● **PROBLEM**
Skip the pictures. Set down, word for word, the lines from the start of the material up to and including the line with "x_ticks = [0, 0.2, 0.4, 0.6, 0.8, 1.0]".

↓

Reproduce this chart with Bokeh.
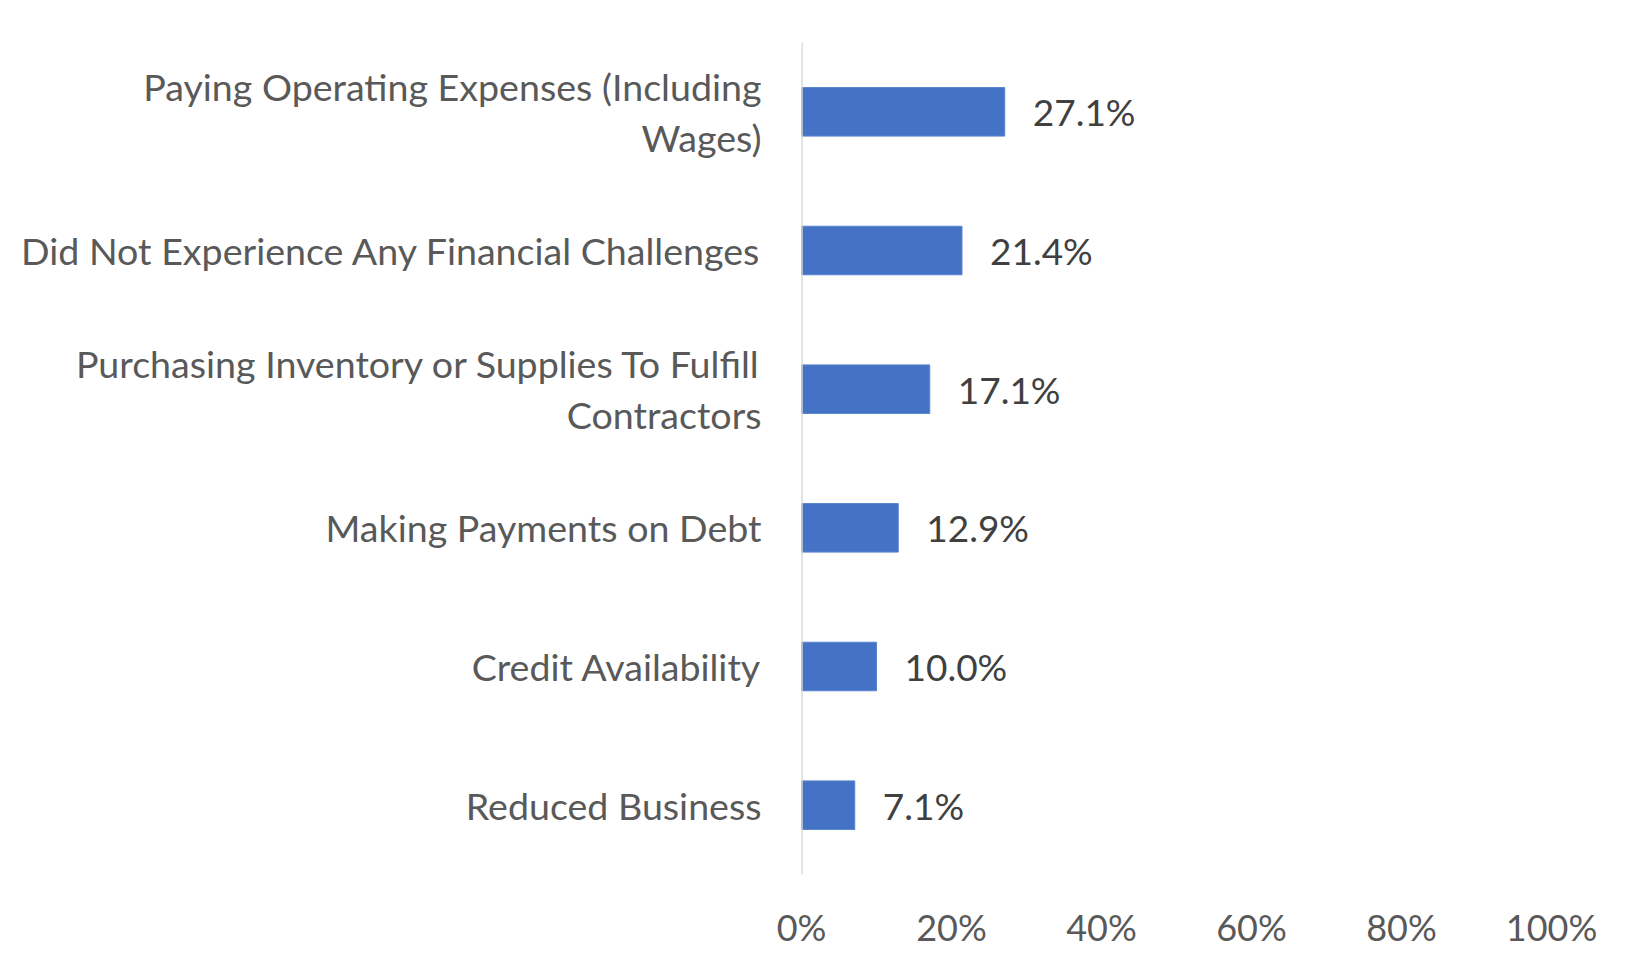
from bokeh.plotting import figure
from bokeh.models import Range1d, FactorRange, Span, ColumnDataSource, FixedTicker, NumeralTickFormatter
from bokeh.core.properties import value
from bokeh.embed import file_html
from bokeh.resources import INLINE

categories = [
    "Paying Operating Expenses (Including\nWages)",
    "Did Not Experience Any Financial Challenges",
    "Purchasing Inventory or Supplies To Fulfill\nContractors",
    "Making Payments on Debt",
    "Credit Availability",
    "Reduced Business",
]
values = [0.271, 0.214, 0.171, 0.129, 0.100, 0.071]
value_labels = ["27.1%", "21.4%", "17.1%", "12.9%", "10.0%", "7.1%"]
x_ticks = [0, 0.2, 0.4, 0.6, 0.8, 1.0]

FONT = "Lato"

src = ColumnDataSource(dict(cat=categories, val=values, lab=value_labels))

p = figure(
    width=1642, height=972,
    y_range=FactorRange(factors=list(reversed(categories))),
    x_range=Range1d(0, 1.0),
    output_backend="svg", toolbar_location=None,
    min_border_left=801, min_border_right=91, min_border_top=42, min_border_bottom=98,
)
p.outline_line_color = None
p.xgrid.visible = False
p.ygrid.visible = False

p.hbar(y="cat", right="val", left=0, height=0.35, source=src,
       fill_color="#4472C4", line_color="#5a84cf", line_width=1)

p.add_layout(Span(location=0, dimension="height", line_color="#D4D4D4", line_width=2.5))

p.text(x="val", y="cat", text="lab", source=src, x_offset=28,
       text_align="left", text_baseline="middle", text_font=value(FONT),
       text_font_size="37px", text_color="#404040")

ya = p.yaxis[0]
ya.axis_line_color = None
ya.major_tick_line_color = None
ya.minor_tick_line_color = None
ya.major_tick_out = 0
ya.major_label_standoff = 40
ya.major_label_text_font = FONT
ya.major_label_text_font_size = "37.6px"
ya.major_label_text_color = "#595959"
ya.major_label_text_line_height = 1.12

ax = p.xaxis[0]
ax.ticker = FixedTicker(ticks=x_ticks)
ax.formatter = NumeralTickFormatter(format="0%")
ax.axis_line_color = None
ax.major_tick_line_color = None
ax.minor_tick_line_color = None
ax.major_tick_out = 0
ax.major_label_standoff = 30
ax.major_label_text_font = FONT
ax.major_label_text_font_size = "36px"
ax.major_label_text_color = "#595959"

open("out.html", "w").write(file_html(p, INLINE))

↑

● **OUTPUT OF THE EXERCISE**
Reproduce this chart with Bokeh.
from bokeh.plotting import figure
from bokeh.models import Range1d, FactorRange, Span, ColumnDataSource, FixedTicker, NumeralTickFormatter
from bokeh.core.properties import value
from bokeh.embed import file_html
from bokeh.resources import INLINE

categories = [
    "Paying Operating Expenses (Including\nWages)",
    "Did Not Experience Any Financial Challenges",
    "Purchasing Inventory or Supplies To Fulfill\nContractors",
    "Making Payments on Debt",
    "Credit Availability",
    "Reduced Business",
]
values = [0.271, 0.214, 0.171, 0.129, 0.100, 0.071]
value_labels = ["27.1%", "21.4%", "17.1%", "12.9%", "10.0%", "7.1%"]
x_ticks = [0, 0.2, 0.4, 0.6, 0.8, 1.0]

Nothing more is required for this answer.